> [ENTRIES PROVIDED]:
┏━━
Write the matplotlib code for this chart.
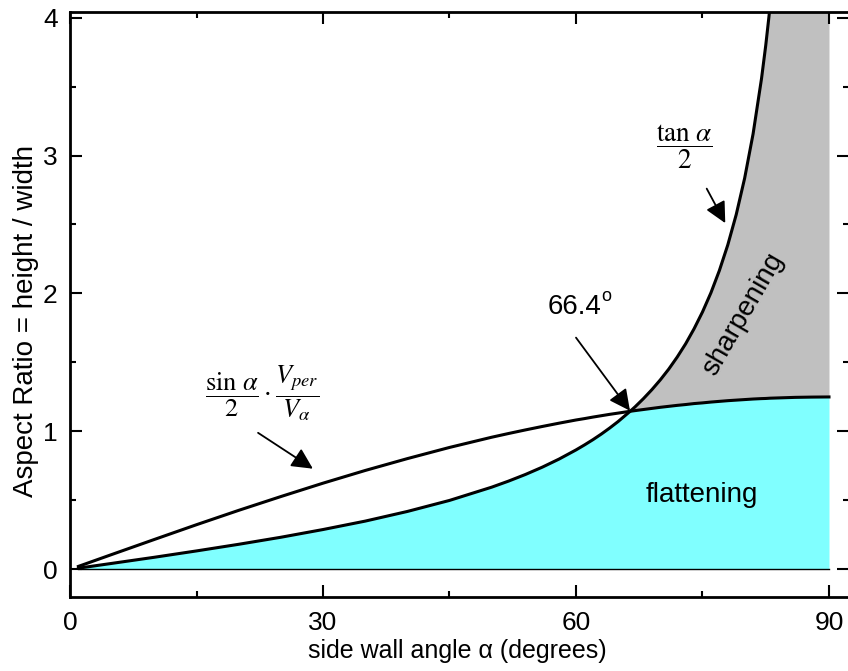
import numpy as np
import matplotlib
matplotlib.use('Agg')
import matplotlib.pyplot as plt

plt.rcParams['font.family'] = ['Liberation Sans', 'DejaVu Sans']
plt.rcParams['mathtext.fontset'] = 'stix'

# side wall angle (degrees)
angle = [1, 5, 10, 15, 20, 25, 30, 35, 40, 45, 50, 52, 54, 56, 58, 60, 61,
         62, 63, 64, 65, 66.4, 67, 68, 69, 70, 71, 72, 73, 74, 75, 76, 77,
         78, 79, 80, 81, 82, 82.5, 83, 84, 86, 88, 90]
# aspect ratio, upper curve  sin(a)/2 * Vper/Va
ar_sin = [0.022, 0.109, 0.217, 0.324, 0.428, 0.528, 0.625, 0.717, 0.803,
          0.884, 0.958, 0.985, 1.011, 1.036, 1.060, 1.083, 1.093, 1.104,
          1.114, 1.124, 1.133, 1.146, 1.151, 1.159, 1.167, 1.175, 1.182,
          1.189, 1.195, 1.202, 1.207, 1.213, 1.218, 1.223, 1.227, 1.231,
          1.235, 1.238, 1.239, 1.241, 1.243, 1.247, 1.249, 1.250]
# aspect ratio, tan(a)/2
ar_tan = [0.009, 0.044, 0.088, 0.134, 0.182, 0.233, 0.289, 0.350, 0.420,
          0.500, 0.596, 0.640, 0.688, 0.741, 0.800, 0.866, 0.902, 0.940,
          0.981, 1.025, 1.072, 1.145, 1.178, 1.238, 1.303, 1.374, 1.452,
          1.539, 1.635, 1.744, 1.866, 2.005, 2.166, 2.352, 2.572, 2.836,
          3.157, 3.558, 3.798, 4.072, 4.757, 7.150, 14.32, np.inf]
cross_angle = 66.4

x = np.array(angle)
a = np.array(ar_sin)
t = np.array(ar_tan)
ytop = 4.04

fig = plt.figure(figsize=(8.48, 6.71), dpi=100)
ax = fig.add_axes([0.08255, 0.11028, 0.9189, 0.8718])

# flattening region (cyan) and sharpening region (grey)
ax.fill_between(x, 0, np.minimum(a, t), color='#80FFFF', lw=0)
ax.fill_between(x, a, np.minimum(t, ytop), where=t >= a, interpolate=True,
                color='#C0C0C0', lw=0)

ax.plot(x, a, color='k', lw=2.2)
ax.plot(x, np.ma.masked_invalid(t), color='k', lw=2.2)
ax.plot([x[0], x[-1]], [0, 0], color='k', lw=1)

ax.set_xlim(0, 92.4)
ax.set_ylim(-0.2, ytop)
ax.set_xticks([0, 30, 60, 90])
ax.set_xticks([15, 45, 75], minor=True)
ax.set_yticks([0, 1, 2, 3, 4])
ax.set_yticks([0.5, 1.5, 2.5, 3.5], minor=True)
ax.tick_params(which='both', direction='in', top=True, right=True,
               width=1.5, labelsize=19)
ax.tick_params(which='major', length=8.6)
ax.tick_params(which='minor', length=4.3)
ax.tick_params(axis='x', pad=10)
ax.tick_params(axis='y', pad=9)
for s in ax.spines.values():
    s.set_linewidth(2)

ax.set_xlabel('side wall angle α (degrees)', fontsize=18)
ax.set_ylabel('Aspect Ratio = height / width', fontsize=20)
ax.xaxis.set_label_coords(0.497, -0.072)
ax.yaxis.set_label_coords(-0.04, 0.472)

arrow = dict(arrowstyle='-|>', color='k', lw=1.3, mutation_scale=32,
             shrinkA=0, shrinkB=0)

# 66.4 with a small raised "o"
ax.text(59.85, 1.90, '66.4', fontsize=20, ha='center', va='center')
ax.text(63.0, 1.98, 'o', fontsize=13, ha='left', va='center')
ax.annotate('', xy=(cross_angle, 1.15), xytext=(60.0, 1.68),
            arrowprops=arrow)

ax.text(72.8, 3.06, r'$\dfrac{\tan\,\alpha}{2}$', fontsize=19.5,
        ha='center', va='center')
ax.annotate('', xy=(77.7, 2.51), xytext=(75.5, 2.76), arrowprops=arrow)

ax.text(22.8, 1.275, r'$\dfrac{\sin\,\alpha}{2}\cdot\dfrac{V_{per}}{V_{\alpha}}$',
        fontsize=19, ha='center', va='center')
ax.annotate('', xy=(28.8, 0.73), xytext=(22.3, 0.99), arrowprops=arrow)

ax.text(79.8, 1.85, 'sharpening', fontsize=20, rotation=60,
        ha='center', va='center')
ax.text(74.9, 0.54, 'flattening', fontsize=20, ha='center', va='center')

fig.savefig('out.png', dpi=100)
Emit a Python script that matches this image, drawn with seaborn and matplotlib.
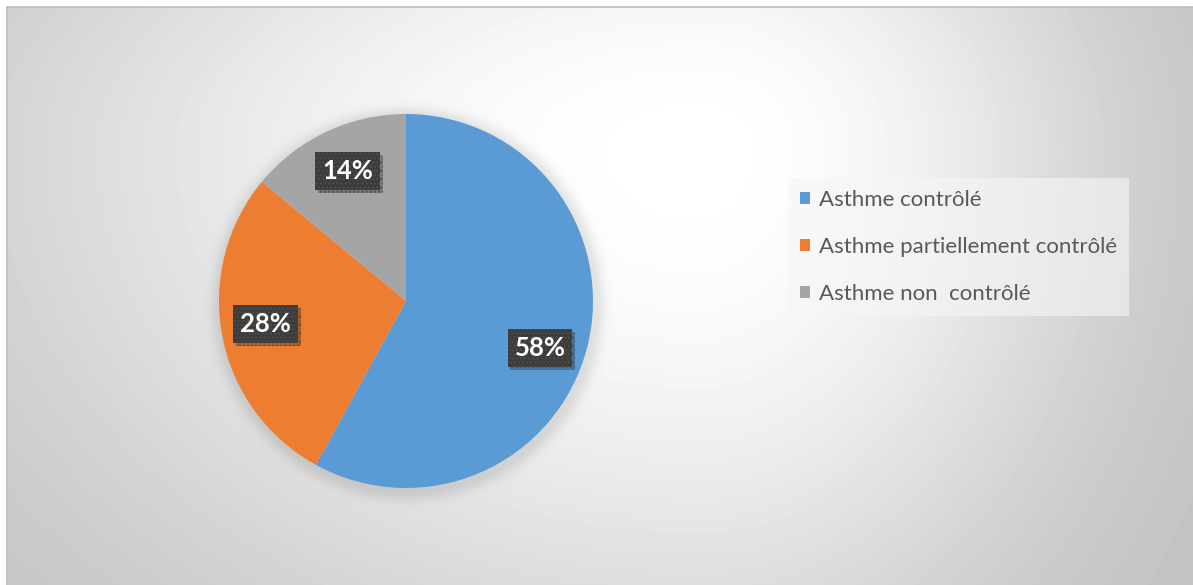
import numpy as np
import matplotlib
matplotlib.use("Agg")
import matplotlib.pyplot as plt
import matplotlib.patheffects as pe
import seaborn as sns

# Asthma control distribution
categories = ["Asthme contrôlé", "Asthme partiellement contrôlé", "Asthme non  contrôlé"]
shares = [58, 28, 14]
slice_colors = ["#5B9BD5", "#ED7D31", "#A5A5A5"]

sns.set_theme(style="white")
plt.rcParams["font.family"] = ["Lato", "DejaVu Sans"]
palette = sns.color_palette(slice_colors)

W, H = 1193, 585
fig = plt.figure(figsize=(W / 100, H / 100), dpi=100, facecolor="white")

# Chart area with a soft off-centre gradient fill
left_px, top_px = 7, 7
bg = fig.add_axes([left_px / W, 0, 1 - left_px / W, 1 - top_px / H])
xs = np.arange(left_px, W) + 0.5
ys = np.arange(top_px, H) + 0.5
X, Y = np.meshgrid(xs, ys)
gx, gy = 700, 150
dx = np.where(X > gx, (X - gx) / 470, (gx - X) / 820)
dy = np.where(Y > gy, (Y - gy) / 600, (gy - Y) / 400)
val = 255 - 64 * np.tanh(1.1 * (dx ** 2 + dy ** 2))

# soft shadow around the pie
pcx, pcy, R = 406, 301, 187
r = np.hypot(X - pcx - 2, Y - pcy - 3)
outside = np.clip(r - R, 0, None)
val -= 24 * np.exp(-(outside / 10) ** 2)
img = np.clip(val, 0, 255) / 255
bg.imshow(img, cmap="gray", vmin=0, vmax=1, extent=[0, 1, 0, 1],
          aspect="auto", interpolation="bilinear")
bg.set_xticks([])
bg.set_yticks([])
for side in ["right", "bottom"]:
    bg.spines[side].set_visible(False)
for side in ["top", "left"]:
    bg.spines[side].set_color("#bdbdbd")
    bg.spines[side].set_linewidth(1.2)

# Pie
pie_ax = fig.add_axes([(pcx - R) / W, (H - pcy - R) / H, 2 * R / W, 2 * R / H])
wedges, _ = pie_ax.pie(shares, colors=palette, startangle=90, counterclock=False,
                       radius=1, wedgeprops=dict(linewidth=0))
pie_ax.set_xlim(-1, 1)
pie_ax.set_ylim(-1, 1)
pie_ax.set_aspect("auto")
pie_ax.axis("off")

# Percentage labels in dark boxes
label_r = 0.76
angle_shift = [-5.0, -1.5, -1.0]
for w, v, sh in zip(wedges, shares, angle_shift):
    mid = np.deg2rad((w.theta1 + w.theta2) / 2 + sh)
    x, y = label_r * np.cos(mid), label_r * np.sin(mid)
    t = pie_ax.text(x, y, f"{v}%", ha="center", va="center", color="white",
                    fontsize=18.5, fontweight="bold",
                    bbox=dict(boxstyle="square,pad=0.27", facecolor="#3c3c3c",
                              edgecolor="#4d4d4d", linewidth=0, hatch="...."))
    t.get_bbox_patch().set_path_effects(
        [pe.withSimplePatchShadow(offset=(2, -2), shadow_rgbFace="black", alpha=0.25),
         pe.Normal()])

# Legend
leg = fig.legend(wedges, categories, loc="upper left",
                 bbox_to_anchor=(788 / W, 1 - 178 / H), frameon=True,
                 borderaxespad=0, fontsize=16, handlelength=0.45, handleheight=0.45,
                 handletextpad=0.4, labelspacing=1.2, borderpad=0.55,
                 labelcolor="#595959")
frame = leg.get_frame()
frame.set_facecolor("#f6f6f6")
frame.set_alpha(0.6)
frame.set_edgecolor("none")
frame.set_boxstyle("square,pad=0")

fig.savefig("out.png", dpi=100, facecolor="white")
┗━━
> [WRITTEN PROBLEM]:
Transcribe, from the records above, the first line and every line after it up to and including the line with "plt.rcParams['mathtext.fontset'] = 'stix'"; omit pictures.

> [RESPONSE TO THE EXERCISE]:
Write the matplotlib code for this chart.
import numpy as np
import matplotlib
matplotlib.use('Agg')
import matplotlib.pyplot as plt

plt.rcParams['font.family'] = ['Liberation Sans', 'DejaVu Sans']
plt.rcParams['mathtext.fontset'] = 'stix'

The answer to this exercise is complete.